**STORED ROWS**
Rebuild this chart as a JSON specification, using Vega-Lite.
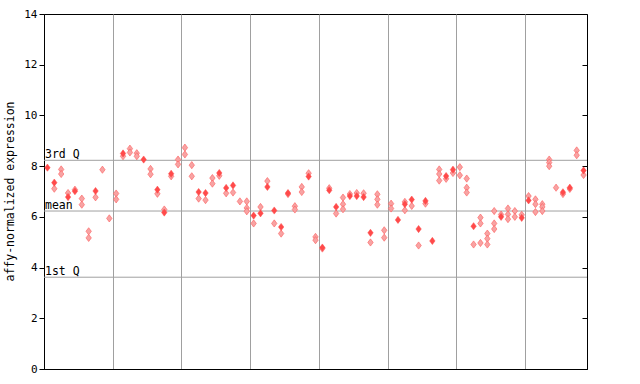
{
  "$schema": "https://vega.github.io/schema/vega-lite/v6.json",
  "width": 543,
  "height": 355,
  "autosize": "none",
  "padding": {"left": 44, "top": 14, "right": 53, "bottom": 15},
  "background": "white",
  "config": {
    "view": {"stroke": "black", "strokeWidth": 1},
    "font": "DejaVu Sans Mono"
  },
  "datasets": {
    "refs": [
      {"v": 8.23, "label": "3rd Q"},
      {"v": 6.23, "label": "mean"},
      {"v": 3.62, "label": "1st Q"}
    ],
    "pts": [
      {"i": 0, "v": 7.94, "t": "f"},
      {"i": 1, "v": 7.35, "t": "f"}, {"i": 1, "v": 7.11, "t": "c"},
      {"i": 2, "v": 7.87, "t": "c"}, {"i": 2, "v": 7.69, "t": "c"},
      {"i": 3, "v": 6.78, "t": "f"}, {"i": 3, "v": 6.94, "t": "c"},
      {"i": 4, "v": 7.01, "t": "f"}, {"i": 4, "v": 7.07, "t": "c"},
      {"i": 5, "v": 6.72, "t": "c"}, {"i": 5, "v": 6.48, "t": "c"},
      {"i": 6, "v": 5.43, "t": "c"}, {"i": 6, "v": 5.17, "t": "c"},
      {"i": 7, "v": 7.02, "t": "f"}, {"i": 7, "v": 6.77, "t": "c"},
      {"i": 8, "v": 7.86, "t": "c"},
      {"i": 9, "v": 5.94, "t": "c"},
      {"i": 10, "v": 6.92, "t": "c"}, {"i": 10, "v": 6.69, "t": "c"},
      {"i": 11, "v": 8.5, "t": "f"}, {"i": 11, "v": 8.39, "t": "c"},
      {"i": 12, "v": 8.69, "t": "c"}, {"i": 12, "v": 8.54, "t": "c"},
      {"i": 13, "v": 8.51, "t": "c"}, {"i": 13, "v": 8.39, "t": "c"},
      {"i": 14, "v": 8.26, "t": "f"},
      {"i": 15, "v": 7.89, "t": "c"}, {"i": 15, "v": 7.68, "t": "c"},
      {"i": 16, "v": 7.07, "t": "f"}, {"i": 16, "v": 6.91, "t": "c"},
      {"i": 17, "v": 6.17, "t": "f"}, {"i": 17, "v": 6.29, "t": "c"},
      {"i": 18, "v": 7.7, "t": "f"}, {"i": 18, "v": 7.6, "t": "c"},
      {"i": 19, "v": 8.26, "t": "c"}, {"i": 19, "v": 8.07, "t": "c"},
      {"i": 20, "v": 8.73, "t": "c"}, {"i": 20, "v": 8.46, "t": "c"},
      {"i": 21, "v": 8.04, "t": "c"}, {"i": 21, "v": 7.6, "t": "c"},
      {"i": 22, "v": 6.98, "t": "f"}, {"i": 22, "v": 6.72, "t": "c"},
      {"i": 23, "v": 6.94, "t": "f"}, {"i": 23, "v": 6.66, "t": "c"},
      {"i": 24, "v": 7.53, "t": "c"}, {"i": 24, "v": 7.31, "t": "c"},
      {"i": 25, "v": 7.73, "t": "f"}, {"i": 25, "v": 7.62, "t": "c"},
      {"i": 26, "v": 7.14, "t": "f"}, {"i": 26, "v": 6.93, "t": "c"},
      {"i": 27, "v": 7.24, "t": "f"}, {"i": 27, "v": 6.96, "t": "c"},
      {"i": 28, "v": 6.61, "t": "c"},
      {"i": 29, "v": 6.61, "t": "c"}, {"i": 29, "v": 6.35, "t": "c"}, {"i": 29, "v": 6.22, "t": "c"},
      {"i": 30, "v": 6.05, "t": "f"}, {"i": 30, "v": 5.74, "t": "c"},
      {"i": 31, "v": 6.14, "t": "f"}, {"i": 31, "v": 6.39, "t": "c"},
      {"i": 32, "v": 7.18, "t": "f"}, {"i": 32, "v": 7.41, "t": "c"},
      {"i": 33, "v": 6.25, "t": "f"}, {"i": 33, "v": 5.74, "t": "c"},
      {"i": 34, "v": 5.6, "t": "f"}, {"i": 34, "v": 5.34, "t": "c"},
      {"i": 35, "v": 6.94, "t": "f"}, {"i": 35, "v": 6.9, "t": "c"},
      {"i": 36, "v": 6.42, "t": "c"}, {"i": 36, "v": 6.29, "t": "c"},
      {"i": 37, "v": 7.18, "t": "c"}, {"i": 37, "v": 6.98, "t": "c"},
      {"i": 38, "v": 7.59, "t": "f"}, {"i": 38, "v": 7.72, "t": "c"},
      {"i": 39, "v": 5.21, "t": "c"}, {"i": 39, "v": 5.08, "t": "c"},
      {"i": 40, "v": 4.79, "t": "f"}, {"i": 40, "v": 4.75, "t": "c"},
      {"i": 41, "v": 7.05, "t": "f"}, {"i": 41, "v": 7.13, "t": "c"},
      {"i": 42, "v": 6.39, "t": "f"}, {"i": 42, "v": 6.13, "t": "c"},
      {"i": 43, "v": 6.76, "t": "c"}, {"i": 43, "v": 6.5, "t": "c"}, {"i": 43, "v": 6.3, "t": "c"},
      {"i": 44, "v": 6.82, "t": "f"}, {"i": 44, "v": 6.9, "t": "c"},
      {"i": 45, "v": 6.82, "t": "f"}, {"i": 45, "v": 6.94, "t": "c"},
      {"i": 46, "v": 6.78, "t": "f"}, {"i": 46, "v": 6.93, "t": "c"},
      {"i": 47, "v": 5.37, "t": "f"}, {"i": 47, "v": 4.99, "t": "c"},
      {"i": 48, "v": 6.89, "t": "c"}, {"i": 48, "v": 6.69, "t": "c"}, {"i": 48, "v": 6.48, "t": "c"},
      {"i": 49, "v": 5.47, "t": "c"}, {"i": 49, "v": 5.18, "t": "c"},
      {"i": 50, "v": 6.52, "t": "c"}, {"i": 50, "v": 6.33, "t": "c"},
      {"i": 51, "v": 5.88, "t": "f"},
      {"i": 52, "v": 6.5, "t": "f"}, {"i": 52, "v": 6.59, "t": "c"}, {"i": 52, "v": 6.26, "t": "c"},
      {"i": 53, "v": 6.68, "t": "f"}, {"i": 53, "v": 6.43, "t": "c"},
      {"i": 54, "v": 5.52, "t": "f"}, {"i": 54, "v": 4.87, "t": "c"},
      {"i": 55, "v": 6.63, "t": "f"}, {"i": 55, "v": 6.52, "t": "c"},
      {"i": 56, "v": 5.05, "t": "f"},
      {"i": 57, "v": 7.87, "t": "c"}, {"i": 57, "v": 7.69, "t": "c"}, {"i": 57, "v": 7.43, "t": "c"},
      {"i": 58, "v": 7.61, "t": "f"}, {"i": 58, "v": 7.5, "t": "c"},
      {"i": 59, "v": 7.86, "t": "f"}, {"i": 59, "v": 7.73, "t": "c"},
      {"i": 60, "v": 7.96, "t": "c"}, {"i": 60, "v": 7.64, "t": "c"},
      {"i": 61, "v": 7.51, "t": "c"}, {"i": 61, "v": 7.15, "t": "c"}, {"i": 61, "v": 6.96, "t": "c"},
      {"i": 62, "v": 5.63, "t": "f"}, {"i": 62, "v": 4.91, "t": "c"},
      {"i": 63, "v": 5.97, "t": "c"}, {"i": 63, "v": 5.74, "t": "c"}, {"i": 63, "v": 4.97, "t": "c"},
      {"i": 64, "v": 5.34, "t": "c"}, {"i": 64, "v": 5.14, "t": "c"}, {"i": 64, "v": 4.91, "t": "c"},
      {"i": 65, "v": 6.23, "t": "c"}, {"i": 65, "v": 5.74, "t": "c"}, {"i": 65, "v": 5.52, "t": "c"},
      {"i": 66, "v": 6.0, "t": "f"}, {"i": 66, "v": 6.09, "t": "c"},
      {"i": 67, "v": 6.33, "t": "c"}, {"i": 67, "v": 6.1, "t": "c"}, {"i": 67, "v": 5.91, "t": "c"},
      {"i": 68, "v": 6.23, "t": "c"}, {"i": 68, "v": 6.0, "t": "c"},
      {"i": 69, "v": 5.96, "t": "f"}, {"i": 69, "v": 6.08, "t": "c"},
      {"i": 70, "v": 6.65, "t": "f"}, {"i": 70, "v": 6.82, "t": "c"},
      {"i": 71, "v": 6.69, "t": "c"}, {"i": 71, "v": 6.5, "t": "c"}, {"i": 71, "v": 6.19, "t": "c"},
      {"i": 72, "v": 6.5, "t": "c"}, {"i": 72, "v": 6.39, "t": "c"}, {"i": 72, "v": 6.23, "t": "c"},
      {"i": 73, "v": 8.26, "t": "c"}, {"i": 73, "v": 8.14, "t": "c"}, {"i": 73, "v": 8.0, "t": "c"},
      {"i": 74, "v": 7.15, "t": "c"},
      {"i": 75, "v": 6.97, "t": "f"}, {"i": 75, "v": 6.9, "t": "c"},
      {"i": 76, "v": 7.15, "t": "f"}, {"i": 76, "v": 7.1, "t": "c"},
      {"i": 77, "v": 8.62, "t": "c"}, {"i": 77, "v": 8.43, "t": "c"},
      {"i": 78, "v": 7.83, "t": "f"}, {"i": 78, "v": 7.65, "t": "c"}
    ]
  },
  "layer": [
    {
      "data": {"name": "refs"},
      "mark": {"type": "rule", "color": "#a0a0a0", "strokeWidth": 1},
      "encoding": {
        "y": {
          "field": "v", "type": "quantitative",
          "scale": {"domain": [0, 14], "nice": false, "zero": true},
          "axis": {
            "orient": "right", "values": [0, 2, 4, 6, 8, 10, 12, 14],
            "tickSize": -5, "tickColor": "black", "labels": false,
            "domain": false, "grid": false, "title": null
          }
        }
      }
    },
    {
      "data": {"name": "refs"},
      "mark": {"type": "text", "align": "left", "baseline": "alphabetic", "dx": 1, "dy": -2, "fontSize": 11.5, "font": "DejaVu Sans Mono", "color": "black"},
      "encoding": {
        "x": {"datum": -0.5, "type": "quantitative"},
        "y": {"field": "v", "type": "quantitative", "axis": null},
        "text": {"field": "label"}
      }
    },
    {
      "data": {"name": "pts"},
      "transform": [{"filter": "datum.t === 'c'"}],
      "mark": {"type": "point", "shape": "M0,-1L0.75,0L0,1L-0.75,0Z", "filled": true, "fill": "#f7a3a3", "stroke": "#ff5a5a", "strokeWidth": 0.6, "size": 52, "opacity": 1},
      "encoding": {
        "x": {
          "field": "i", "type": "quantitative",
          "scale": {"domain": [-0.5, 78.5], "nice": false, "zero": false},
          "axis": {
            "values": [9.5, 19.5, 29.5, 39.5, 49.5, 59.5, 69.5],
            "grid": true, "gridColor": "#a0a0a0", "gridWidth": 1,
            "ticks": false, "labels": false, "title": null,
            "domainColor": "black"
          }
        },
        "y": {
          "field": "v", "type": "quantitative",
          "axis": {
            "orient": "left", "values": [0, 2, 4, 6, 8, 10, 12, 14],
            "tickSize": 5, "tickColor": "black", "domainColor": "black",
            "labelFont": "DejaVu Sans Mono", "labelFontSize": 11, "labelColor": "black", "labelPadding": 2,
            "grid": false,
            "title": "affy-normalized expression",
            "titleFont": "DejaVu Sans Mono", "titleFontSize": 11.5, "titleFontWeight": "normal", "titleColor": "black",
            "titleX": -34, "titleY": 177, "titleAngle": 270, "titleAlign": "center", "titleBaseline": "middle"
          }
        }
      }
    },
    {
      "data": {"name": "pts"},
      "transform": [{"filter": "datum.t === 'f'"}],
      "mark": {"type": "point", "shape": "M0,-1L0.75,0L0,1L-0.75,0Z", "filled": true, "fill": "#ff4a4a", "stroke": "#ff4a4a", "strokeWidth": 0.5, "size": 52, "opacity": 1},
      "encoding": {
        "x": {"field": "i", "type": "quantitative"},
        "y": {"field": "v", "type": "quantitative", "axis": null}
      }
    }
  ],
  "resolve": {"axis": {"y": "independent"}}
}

...

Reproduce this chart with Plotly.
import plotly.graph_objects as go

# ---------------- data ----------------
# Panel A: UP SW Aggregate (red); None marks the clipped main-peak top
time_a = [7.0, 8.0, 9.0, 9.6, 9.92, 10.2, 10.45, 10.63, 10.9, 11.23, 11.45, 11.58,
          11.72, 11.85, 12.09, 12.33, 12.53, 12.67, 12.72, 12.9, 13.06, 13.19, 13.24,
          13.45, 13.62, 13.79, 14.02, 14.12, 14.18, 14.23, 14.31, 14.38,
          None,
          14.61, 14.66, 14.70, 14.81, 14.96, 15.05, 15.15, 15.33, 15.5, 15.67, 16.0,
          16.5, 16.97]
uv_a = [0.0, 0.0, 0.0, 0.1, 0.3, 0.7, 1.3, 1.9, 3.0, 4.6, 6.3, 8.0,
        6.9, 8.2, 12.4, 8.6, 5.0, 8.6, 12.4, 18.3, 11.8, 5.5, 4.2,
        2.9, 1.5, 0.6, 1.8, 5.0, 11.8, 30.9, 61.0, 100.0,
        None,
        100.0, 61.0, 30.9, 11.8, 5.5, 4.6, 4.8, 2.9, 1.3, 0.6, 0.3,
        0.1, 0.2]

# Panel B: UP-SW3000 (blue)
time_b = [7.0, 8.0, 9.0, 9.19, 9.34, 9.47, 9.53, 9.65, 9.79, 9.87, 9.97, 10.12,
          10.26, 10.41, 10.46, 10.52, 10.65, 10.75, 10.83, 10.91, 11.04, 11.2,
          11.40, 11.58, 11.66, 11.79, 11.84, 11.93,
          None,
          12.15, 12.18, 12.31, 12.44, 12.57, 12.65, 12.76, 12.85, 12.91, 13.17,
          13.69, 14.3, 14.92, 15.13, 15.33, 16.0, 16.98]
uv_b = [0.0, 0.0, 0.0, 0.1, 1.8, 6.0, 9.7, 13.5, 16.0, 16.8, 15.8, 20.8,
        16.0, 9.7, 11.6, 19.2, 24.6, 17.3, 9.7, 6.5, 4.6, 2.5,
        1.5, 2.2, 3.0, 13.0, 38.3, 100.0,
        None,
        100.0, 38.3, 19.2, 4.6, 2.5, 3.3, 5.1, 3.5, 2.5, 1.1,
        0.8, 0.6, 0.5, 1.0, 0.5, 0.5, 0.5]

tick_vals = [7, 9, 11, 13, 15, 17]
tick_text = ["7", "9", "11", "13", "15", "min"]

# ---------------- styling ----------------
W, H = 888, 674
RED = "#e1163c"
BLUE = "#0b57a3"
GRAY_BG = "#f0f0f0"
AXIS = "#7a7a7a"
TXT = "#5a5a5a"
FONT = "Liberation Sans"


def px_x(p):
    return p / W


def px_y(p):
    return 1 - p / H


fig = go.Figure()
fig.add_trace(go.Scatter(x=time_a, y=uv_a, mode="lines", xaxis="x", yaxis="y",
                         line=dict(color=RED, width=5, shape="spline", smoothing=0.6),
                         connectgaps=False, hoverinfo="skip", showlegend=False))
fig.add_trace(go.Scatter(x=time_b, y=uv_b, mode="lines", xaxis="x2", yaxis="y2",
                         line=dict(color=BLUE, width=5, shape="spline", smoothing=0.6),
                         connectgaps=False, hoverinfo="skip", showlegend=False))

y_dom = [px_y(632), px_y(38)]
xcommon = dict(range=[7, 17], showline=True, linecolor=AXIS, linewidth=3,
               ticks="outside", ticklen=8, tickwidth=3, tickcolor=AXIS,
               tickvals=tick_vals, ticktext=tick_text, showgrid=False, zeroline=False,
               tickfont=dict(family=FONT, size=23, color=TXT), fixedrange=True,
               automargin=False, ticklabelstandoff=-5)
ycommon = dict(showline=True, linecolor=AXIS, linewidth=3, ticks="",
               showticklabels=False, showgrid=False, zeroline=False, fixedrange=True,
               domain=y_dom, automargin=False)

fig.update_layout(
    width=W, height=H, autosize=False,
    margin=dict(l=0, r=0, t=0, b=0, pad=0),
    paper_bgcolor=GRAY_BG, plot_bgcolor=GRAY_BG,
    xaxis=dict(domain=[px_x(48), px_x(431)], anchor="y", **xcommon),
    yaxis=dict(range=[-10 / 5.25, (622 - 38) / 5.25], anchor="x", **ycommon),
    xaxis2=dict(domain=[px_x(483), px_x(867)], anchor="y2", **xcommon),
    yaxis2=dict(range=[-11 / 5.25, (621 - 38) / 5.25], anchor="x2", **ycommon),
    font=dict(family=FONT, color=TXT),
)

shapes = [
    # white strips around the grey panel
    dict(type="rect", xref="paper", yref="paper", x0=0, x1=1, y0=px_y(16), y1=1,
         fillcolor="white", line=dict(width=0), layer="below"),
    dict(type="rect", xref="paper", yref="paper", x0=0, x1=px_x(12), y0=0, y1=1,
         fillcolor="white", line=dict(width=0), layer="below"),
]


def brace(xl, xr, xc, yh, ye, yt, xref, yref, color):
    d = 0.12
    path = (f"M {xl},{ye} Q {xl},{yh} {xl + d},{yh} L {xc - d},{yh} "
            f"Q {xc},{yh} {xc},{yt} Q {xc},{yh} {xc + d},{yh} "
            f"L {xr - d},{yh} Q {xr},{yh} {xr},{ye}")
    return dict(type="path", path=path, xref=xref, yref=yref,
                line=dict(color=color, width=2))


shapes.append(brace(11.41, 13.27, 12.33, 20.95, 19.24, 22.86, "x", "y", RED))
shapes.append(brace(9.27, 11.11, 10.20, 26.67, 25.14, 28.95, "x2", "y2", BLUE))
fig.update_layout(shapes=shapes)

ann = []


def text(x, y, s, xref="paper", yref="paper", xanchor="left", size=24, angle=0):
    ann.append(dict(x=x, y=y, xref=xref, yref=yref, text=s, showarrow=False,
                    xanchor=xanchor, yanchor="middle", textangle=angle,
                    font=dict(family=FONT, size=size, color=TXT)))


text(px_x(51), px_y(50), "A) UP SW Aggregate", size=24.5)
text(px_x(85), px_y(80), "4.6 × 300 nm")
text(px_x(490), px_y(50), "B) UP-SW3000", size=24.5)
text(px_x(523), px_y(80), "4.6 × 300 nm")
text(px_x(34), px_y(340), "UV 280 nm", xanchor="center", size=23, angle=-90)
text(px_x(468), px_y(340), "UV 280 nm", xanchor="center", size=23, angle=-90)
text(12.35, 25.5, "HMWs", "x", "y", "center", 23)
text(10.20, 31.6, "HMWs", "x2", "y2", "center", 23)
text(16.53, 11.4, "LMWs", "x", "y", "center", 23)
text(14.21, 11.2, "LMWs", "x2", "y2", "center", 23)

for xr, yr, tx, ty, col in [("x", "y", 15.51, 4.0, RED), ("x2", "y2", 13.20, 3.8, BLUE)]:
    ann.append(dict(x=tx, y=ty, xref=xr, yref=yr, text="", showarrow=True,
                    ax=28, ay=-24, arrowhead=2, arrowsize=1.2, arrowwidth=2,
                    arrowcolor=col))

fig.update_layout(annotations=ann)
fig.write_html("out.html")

---

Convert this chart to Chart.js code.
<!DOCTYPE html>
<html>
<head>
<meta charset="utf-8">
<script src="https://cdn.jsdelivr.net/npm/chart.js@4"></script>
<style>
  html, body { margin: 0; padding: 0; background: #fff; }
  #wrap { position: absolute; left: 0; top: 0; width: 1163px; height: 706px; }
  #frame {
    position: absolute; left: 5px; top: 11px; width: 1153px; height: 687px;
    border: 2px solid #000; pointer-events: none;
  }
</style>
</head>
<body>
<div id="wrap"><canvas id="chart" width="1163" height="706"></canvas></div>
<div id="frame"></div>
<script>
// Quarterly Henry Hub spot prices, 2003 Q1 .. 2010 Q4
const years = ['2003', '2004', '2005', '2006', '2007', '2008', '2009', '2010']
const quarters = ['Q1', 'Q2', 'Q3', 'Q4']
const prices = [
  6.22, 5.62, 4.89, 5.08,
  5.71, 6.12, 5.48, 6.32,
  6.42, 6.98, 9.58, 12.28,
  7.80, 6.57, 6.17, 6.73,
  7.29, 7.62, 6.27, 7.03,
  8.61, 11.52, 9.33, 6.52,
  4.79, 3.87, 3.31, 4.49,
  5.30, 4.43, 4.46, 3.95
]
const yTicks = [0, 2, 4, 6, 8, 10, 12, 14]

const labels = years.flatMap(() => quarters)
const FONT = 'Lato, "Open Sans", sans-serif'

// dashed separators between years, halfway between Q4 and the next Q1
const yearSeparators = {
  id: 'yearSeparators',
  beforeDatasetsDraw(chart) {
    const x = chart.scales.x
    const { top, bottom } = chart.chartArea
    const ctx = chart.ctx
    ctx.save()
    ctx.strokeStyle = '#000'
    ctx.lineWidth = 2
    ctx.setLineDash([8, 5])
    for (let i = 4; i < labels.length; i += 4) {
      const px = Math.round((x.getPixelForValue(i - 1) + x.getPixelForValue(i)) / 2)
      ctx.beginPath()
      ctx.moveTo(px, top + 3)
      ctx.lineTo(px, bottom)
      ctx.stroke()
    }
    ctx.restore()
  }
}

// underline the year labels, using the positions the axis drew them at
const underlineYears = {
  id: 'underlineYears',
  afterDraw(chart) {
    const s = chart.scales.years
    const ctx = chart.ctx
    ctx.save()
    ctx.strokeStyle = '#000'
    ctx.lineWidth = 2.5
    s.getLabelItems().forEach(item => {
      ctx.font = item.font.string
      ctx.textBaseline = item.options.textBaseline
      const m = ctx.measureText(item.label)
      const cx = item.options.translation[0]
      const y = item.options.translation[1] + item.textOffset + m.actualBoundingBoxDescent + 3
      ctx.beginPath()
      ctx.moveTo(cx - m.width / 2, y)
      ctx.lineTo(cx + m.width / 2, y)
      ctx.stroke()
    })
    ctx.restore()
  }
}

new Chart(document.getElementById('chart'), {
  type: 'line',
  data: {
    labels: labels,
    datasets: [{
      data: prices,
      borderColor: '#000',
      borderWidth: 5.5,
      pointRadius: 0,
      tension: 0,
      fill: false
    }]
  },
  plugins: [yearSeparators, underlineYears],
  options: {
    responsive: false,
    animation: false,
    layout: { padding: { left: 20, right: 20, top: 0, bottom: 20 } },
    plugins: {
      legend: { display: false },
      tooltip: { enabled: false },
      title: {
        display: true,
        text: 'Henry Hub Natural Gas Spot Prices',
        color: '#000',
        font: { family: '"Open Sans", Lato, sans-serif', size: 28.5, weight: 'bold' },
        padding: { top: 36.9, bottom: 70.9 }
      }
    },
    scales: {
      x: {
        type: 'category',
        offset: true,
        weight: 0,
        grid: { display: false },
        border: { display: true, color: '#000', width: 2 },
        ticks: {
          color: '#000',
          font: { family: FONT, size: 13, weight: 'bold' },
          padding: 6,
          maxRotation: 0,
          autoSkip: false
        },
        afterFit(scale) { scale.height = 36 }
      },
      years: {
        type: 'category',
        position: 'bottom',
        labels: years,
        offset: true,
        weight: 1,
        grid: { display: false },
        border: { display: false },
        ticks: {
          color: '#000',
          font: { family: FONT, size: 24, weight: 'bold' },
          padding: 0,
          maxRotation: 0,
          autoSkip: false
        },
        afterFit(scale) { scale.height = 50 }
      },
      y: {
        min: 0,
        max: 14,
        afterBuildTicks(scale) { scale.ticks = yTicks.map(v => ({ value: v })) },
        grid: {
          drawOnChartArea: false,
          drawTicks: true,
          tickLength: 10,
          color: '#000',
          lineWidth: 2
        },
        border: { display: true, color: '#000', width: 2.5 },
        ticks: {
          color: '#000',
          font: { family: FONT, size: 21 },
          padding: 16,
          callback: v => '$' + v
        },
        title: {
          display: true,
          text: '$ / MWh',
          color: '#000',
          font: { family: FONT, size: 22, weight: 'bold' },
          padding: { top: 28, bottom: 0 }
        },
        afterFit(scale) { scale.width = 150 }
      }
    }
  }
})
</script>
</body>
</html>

**WORK INSTRUCTIONS**
Give the number of lines in the material above that have the word "this" in them, and nothing more.

**ANSWER BELOW**
3